Buck passing

The Government has refined buck passing to a consummate art.

The most recent display being  the Times of Zambia debacle, where the acting  Minister of Information and Broadcasting Services , has given the Times Newspaper management an  ultimatum to pay outstanding salaries  or else.

The Minister appears oblivious to the fact that the Times of Zambia belongs to the Government and that most of the problems it is facing are a result of this fact.

Over time the paper has been subjected to changes, restructuring and indeed profile alignment as a result of Government ownership which has made it impossible for the paper to pursue a “pure” business approach to issues and content.

The Minister would have done the paper a great service, if he had taken some time to look at the underlying issues before instructing a “tautology” 

The Minister would have done the nation credit, if he had taken time to study the origins of the problems before pronouncing himself publicly on an issue where the Government may find itself at fault.

The Times Management and Board have a challenge. They have failed to raise the requisite amounts.  There is no doubt that the Board and its management must have tried to raise the money through various schemes including borrowing from the commercial market. Ultimately however the Government as the beneficial owner of the project was the ultimate saviour.

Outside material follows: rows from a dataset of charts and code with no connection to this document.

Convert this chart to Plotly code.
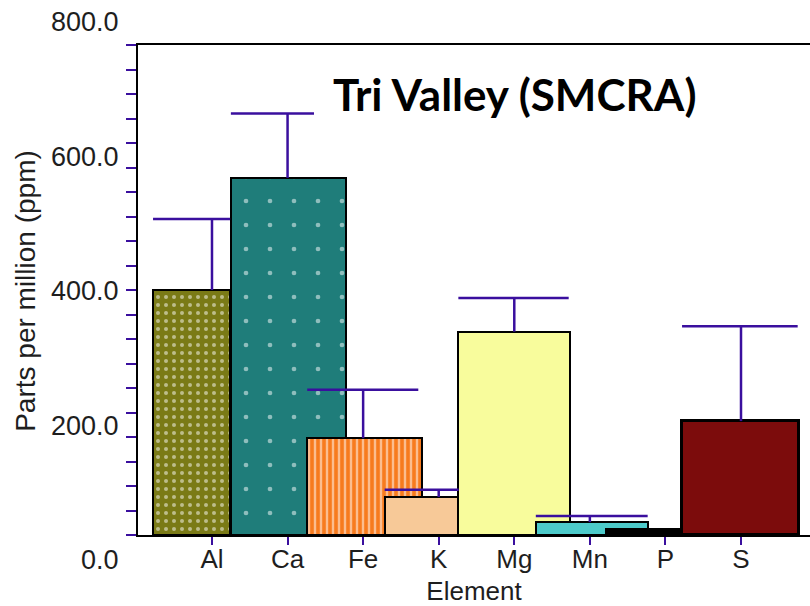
import plotly.graph_objects as go

# ---- data ----
elements = ["Al", "Ca", "Fe", "K", "Mg", "Mn", "P", "S"]
ppm = [400, 583, 158, 62, 332, 21, 9, 186]
ppm_err = [116, 105, 79, 12, 55, 10, 0, 155]
y_tick_values = [0, 200, 400, 600, 800]
y_tick_labels = ["0.0", "200.0", "400.0", "600.0", "800.0"]

# ---- styles (positions / sizes in category units) ----
bar_offset = [-0.78, -0.75, -0.74, -0.715, -0.74, -0.715, -0.79, -0.78]
bar_width = [1.02, 1.52, 1.52, 0.98, 1.48, 1.48, 1.0, 1.55]
cap_width = [1.02, 1.10, 1.47, 0.98, 1.46, 1.48, 0.0, 1.53]
bar_color = ["#7a7a16", "#1f7d7a", "#f77b1e", "#f7c998", "#f8fc9c", "#4dcaca", "#000000", "#7c0c0c"]
pat_shape = [".", ".", "|", "", "", "", "", ""]
pat_fg = ["#ffffff", "#ffffff", "#ffffff", "#000000", "#000000", "#000000", "#000000", "#000000"]
pat_size = [8, 24, 6, 8, 8, 8, 8, 8]
pat_solid = [0.2, 0.03, 0.4, 0.3, 0.3, 0.3, 0.3, 0.3]
line_w = [2, 2, 2, 2, 2, 2, 2, 3]
ERR_COLOR = "#3a0f9e"

xi = list(range(len(elements)))

fig = go.Figure()
# one trace per element so that each bar can carry its own pattern colours;
# later bars are drawn over earlier ones, as in the reference
for i, el in enumerate(elements):
    fig.add_trace(go.Bar(
        x=[xi[i]], y=[ppm[i]], offset=bar_offset[i], width=bar_width[i], name=el,
        marker=dict(
            color=bar_color[i],
            line=dict(color="#000000", width=line_w[i]),
            pattern=dict(shape=pat_shape[i], fgcolor=pat_fg[i], bgcolor=bar_color[i],
                         size=pat_size[i], solidity=pat_solid[i], fillmode="overlay"),
        ),
        showlegend=False, hoverinfo="skip",
    ))

# error bars: vertical from bar top at the tick, cap spanning the bar
ex, ey = [], []
for i, (v, e) in enumerate(zip(ppm, ppm_err)):
    if e <= 0:
        continue
    ex += [i, i, None, i + bar_offset[i], i + bar_offset[i] + cap_width[i], None]
    ey += [v, v + e, None, v + e, v + e, None]
fig.add_trace(go.Scatter(x=ex, y=ey, mode="lines",
                         line=dict(color=ERR_COLOR, width=2.5),
                         showlegend=False, hoverinfo="skip"))

# empty trace to register the label axis
fig.add_trace(go.Scatter(x=[], y=[], xaxis="x", yaxis="y2", showlegend=False))

W, H = 810, 606
mt, mb = 20, 40
ph = H - mt - mb


def py(pix):
    return (H - mb - pix) / ph


fig.update_layout(
    width=W, height=H,
    margin=dict(l=138, r=0, t=mt, b=mb),
    paper_bgcolor="white", plot_bgcolor="rgba(0,0,0,0)",
    font=dict(family="Liberation Sans, Arial, sans-serif", color="#1e1e1e"),
    barmode="overlay", bargap=0,
    xaxis=dict(
        range=[-0.979, 7.913], domain=[0, 1], anchor="y", automargin=False,
        tickmode="array", tickvals=xi, ticktext=elements,
        ticks="outside", ticklen=8, tickwidth=2, tickcolor=ERR_COLOR,
        ticklabelstandoff=-8,
        showline=True, linecolor="#000000", linewidth=2, mirror=True,
        showgrid=False, zeroline=False,
        tickfont=dict(size=26),
        title=dict(text="Element", font=dict(size=26), standoff=21),
    ),
    yaxis=dict(
        range=[0, 800], domain=[py(535), py(45)], anchor="x", automargin=False,
        tickmode="linear", tick0=0, dtick=40,
        ticks="outside", ticklen=10, tickwidth=2, tickcolor=ERR_COLOR,
        showticklabels=False,
        showline=True, linecolor="#000000", linewidth=2,
        showgrid=False, zeroline=False,
    ),
    yaxis2=dict(
        range=[0, 800], domain=[py(560), py(22)], anchor="free", position=0,
        automargin=False,
        tickmode="array", tickvals=y_tick_values, ticktext=y_tick_labels,
        ticks="outside", ticklen=14, tickcolor="rgba(0,0,0,0)",
        showline=False, showgrid=False, zeroline=False,
        tickfont=dict(size=27),
        title=dict(text="Parts per million (ppm)", font=dict(size=28), standoff=6),
    ),
    annotations=[dict(
        text="<b>Tri Valley (SMCRA)</b>", xref="paper", yref="paper",
        x=(515 - 138) / 672, y=py(94), xanchor="center", yanchor="middle",
        showarrow=False, font=dict(family="Lato, sans-serif", size=44, color="#000000"),
    )],
)

fig.write_html("out.html")
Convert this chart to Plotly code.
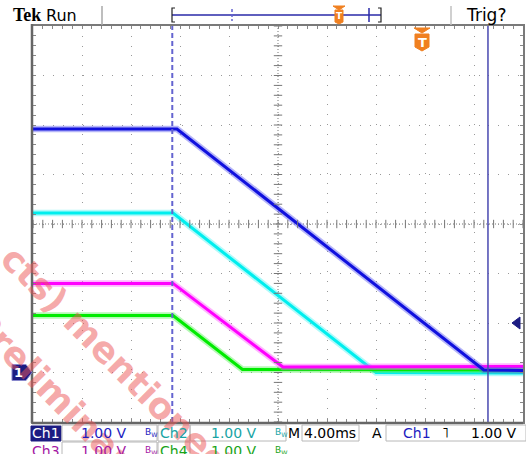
import numpy as np
import plotly.graph_objects as go

# ---------------- data (time in ms, level in V above each channel's ground) ----------------
ch1_t = [0.0, 11.75, 36.8, 40.0]
ch1_v = [4.92, 4.92, 0.05, 0.04]
ch2_t = [0.0, 11.43, 28.0, 40.0]
ch2_v = [3.22, 3.22, 0.0, -0.01]
ch3_t = [0.0, 11.43, 20.4, 40.0]
ch3_v = [1.80, 1.80, 0.11, 0.12]
ch4_t = [0.0, 11.43, 17.1, 40.0]
ch4_v = [1.15, 1.15, 0.06, 0.05]

ground_div = -3.0           # channel ground position (divisions from centre)
trigger_time = 11.37        # dashed trigger-position line (ms)
cursor_time = 37.14         # solid vertical cursor (ms)
trigger_level = 1.0         # V
time_per_div = 4.0          # ms/div
volt_labels = ["1.00 V", "1.00 V", "1.00 V", "1.00 V"]

W, H = 526, 454
def px(x):
    return x / W
def py(y):
    return 1 - y / H

X0, X1, Y0, Y1 = 33, 523, 26, 422
xr = [0, 10 * time_per_div]
yr = [-4.0, 4.0]

C1 = "rgb(16,16,222)"
C2 = "rgb(0,238,238)"
C3 = "rgb(255,0,255)"
C4 = "rgb(0,235,0)"
H1 = "rgba(90,90,240,0.45)"
H2 = "rgba(80,245,245,0.45)"
H3 = "rgba(255,90,255,0.45)"
H4 = "rgba(90,240,90,0.45)"
NAVY = "#1c1c82"

fig = go.Figure()
for t, v, c, h in [(ch2_t, ch2_v, C2, H2), (ch4_t, ch4_v, C4, H4),
                   (ch3_t, ch3_v, C3, H3), (ch1_t, ch1_v, C1, H1)]:
    yy = [a + ground_div for a in v]
    fig.add_trace(go.Scatter(x=t, y=yy, mode="lines", line=dict(color=h, width=6.5),
                             hoverinfo="skip"))
    fig.add_trace(go.Scatter(x=t, y=yy, mode="lines", line=dict(color=c, width=3),
                             hoverinfo="skip"))

# centre-line ticks
cx = (xr[0] + xr[1]) / 2
cy = (yr[0] + yr[1]) / 2
xt = np.arange(xr[0], xr[1] + 0.01, time_per_div / 5)
yt = np.arange(yr[0], yr[1] + 0.01, 0.2)
fig.add_trace(go.Scatter(x=xt, y=[cy] * len(xt), mode="markers",
                         marker=dict(symbol="line-ns", size=6, line=dict(color="#777", width=1)),
                         hoverinfo="skip"))
fig.add_trace(go.Scatter(x=[cx] * len(yt), y=yt, mode="markers",
                         marker=dict(symbol="line-ew", size=6, line=dict(color="#777", width=1)),
                         hoverinfo="skip"))

shapes = []
shapes.append(dict(type="line", xref="x", yref="y", x0=cx, x1=cx, y0=yr[0], y1=yr[1],
                   line=dict(color="#777", width=1, dash="1px,2px"), layer="below"))
shapes.append(dict(type="line", xref="x", yref="y", x0=xr[0], x1=xr[1], y0=cy, y1=cy,
                   line=dict(color="#777", width=1, dash="1px,2px"), layer="below"))
shapes.append(dict(type="line", xref="x", yref="y", x0=trigger_time, x1=trigger_time,
                   y0=yr[0], y1=yr[1], line=dict(color="#6464d0", width=2, dash="5px,3px")))
shapes.append(dict(type="line", xref="x", yref="y", x0=cursor_time, x1=cursor_time,
                   y0=yr[0], y1=yr[1], line=dict(color="#4848b0", width=1.5)))

def poly(pts, fill, line=None):
    p = "M " + " L ".join(f"{px(a):.5f},{py(b):.5f}" for a, b in pts) + " Z"
    return dict(type="path", xref="paper", yref="paper", path=p, fillcolor=fill,
                line=dict(color=line or fill, width=1))

def seg(x0, y0, x1, y1, color, width=1, dash=None):
    d = dict(color=color, width=width)
    if dash:
        d["dash"] = dash
    return dict(type="line", xref="paper", yref="paper", x0=px(x0), y0=py(y0),
                x1=px(x1), y1=py(y1), line=d)

# darker left/bottom frame
shapes.append(seg(32, 24, 32, 423, "#666", 2.5))
shapes.append(seg(32, 423, 523, 423, "#666", 2.5))

# top bar
shapes.append(seg(102, 6, 102, 25, "#a8a8a8", 1.5))
shapes.append(seg(451, 6, 451, 25, "#c0c0c0", 1.5))
shapes.append(seg(172, 15, 381, 15, "#2a2aa8", 1.5))
shapes.append(dict(type="path", xref="paper", yref="paper",
                   path=f"M {px(175)},{py(8)} L {px(172)},{py(8)} L {px(172)},{py(22)} L {px(175)},{py(22)}",
                   line=dict(color="#222", width=1.2)))
shapes.append(dict(type="path", xref="paper", yref="paper",
                   path=f"M {px(378)},{py(8)} L {px(381)},{py(8)} L {px(381)},{py(22)} L {px(378)},{py(22)}",
                   line=dict(color="#222", width=1.2)))
shapes.append(seg(232, 9, 232, 21, "#6464d0", 1.5, "3px,2px"))
shapes.append(seg(369, 8, 369, 22, "#2a2aa8", 1.5))
shapes.append(poly([(333, 6), (345, 6), (339, 10)], "#f08020"))
shapes.append(poly([(335, 10), (343, 10), (343, 22), (339, 24), (335, 22)], "#f08020"))
# orange trigger marker in graticule
shapes.append(poly([(414, 28), (430, 28), (422, 33)], "#f08020"))
shapes.append(poly([(415, 34), (429, 34), (429, 47), (422, 51), (415, 47)], "#f08020"))
# ch1 ground marker
gy = Y1 - (ground_div - yr[0]) / (yr[1] - yr[0]) * (Y1 - Y0)
shapes.append(poly([(12, gy - 8), (26, gy - 8), (32, gy), (26, gy + 8), (12, gy + 8)], NAVY, "#8888cc"))
# trigger level marker on right
tl_y = Y1 - (trigger_level + ground_div - yr[0]) / (yr[1] - yr[0]) * (Y1 - Y0)
shapes.append(poly([(512, tl_y), (520, tl_y - 6), (520, tl_y + 6)], NAVY))

def box(x0, y0, x1, y1, fill=None, line="#b8b8b8"):
    return dict(type="rect", xref="paper", yref="paper", x0=px(x0), y0=py(y0),
                x1=px(x1), y1=py(y1), fillcolor=fill or "rgba(0,0,0,0)",
                line=dict(color=line, width=1))
shapes.append(box(31, 426, 61, 441, NAVY, NAVY))
for (a, b) in [(62, 157), (158, 190), (190, 286), (302, 359), (386, 526)]:
    shapes.append(box(a, 425, b, 441))
for (a, b) in [(62, 157), (158, 190)]:
    shapes.append(box(a, 442, b, 460))

ann = []
def txt(x, y, s, color="#000", size=14, family="DejaVu Sans", bold=False, **kw):
    if bold:
        s = f"<b>{s}</b>"
    ann.append(dict(x=px(x), y=py(y), xref="paper", yref="paper", text=s, showarrow=False,
                    font=dict(color=color, size=size, family=family),
                    xanchor="center", yanchor="middle", **kw))

# watermark
WM = "rgba(236,85,85,0.5)"
txt(116, 360, "cts) mentioned", WM, 36, bold=True, textangle=45)
txt(60, 398, "Preliminary", WM, 36, bold=True, textangle=45)

txt(27, 15, "Tek", "#000", 18, "Liberation Serif", True)
txt(61, 15, "Run", "#000", 16)
txt(486, 15, "Trig?", "#000", 17)
txt(339, 16, "T", "#fff", 9, bold=True)
txt(422, 42, "T", "#fff", 13, bold=True)
txt(19, gy, "1", "#fff", 13, bold=True)

txt(46, 433, "Ch1", "#fff", 14)
txt(104, 433, volt_labels[0], "#1c1cc0", 14)
txt(151, 432, "B<sub>W</sub>", "#1c1cc0", 9)
txt(174, 433, "Ch2", "#18a4a4", 14)
txt(234, 433, volt_labels[1], "#18a4a4", 14)
txt(281, 432, "B<sub>W</sub>", "#18a4a4", 9)
txt(294, 433, "M", "#000", 14)
txt(330, 433, f"{time_per_div:.2f}ms", "#000", 14)
txt(377, 433, "A", "#000", 14)
txt(417, 433, "Ch1", "#1c1cc0", 14)
txt(445, 433, "˥", "#000", 14)
txt(494, 433, f"{trigger_level:.2f} V", "#000", 14)
txt(46, 451, "Ch3", "#a418a4", 14)
txt(104, 451, volt_labels[2], "#a418a4", 14)
txt(151, 450, "B<sub>W</sub>", "#a418a4", 9)
txt(174, 451, "Ch4", "#18a418", 14)
txt(234, 451, volt_labels[3], "#18a418", 14)
txt(281, 450, "B<sub>W</sub>", "#18a418", 9)

axis_common = dict(showline=True, mirror="ticks", linecolor="#7a7a7a", linewidth=2,
                   ticks="inside", ticklen=3, tickcolor="#888", showticklabels=False,
                   showgrid=True, gridcolor="#999", gridwidth=1, zeroline=False,
                   fixedrange=True)
fig.update_layout(
    width=W, height=H, margin=dict(l=0, r=0, t=0, b=0),
    paper_bgcolor="white", plot_bgcolor="white", showlegend=False,
    xaxis=dict(range=xr, domain=[px(X0), px(X1)], dtick=time_per_div, tick0=0,
               griddash="1px,8.8px",
               minor=dict(dtick=time_per_div / 5, ticks="inside", ticklen=3,
                          tickcolor="#888", showgrid=False), **axis_common),
    yaxis=dict(range=yr, domain=[py(Y1), py(Y0)], dtick=1, tick0=yr[0],
               griddash="1px,8.9px",
               minor=dict(dtick=0.2, ticks="inside", ticklen=3, tickcolor="#888",
                          showgrid=False), **axis_common),
    shapes=shapes, annotations=ann,
)
fig.write_html("out.html", config={"displayModeBar": False},
               post_script="document.body.style.margin='0px';document.body.style.padding='0px';")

The Minister’s harsh demand couched in an ultimatum did not help management deal with the inherent problems they were confronted with.

In reality the Government must come to the aid of the Times of Zambia by resolving some of the structural, historical and operational difficulties that the paper has been confronting,  among them the problem of huge debt overhang- most of it from Government.

For a long time Government Departments made no effort to pay for advertisements forcing the company to default from statutory obligations because the money earned from other clients was diverted to meet recurrent expenditure.

More importantly too is the undercapitalization of the company, meaning that plant and equipment inherited from former Lonrho still graces the production floors of the company. This cannot compete with modern machinery that has been employed by private industry.

Undercapitalization coupled with generous employment packages has combined to make the work of the   management difficult.

Solving the Times of Zambia problem will require much more than harsh admonition from the Minister, it will require cogent and purposeful decision making that goes to the root of the problem.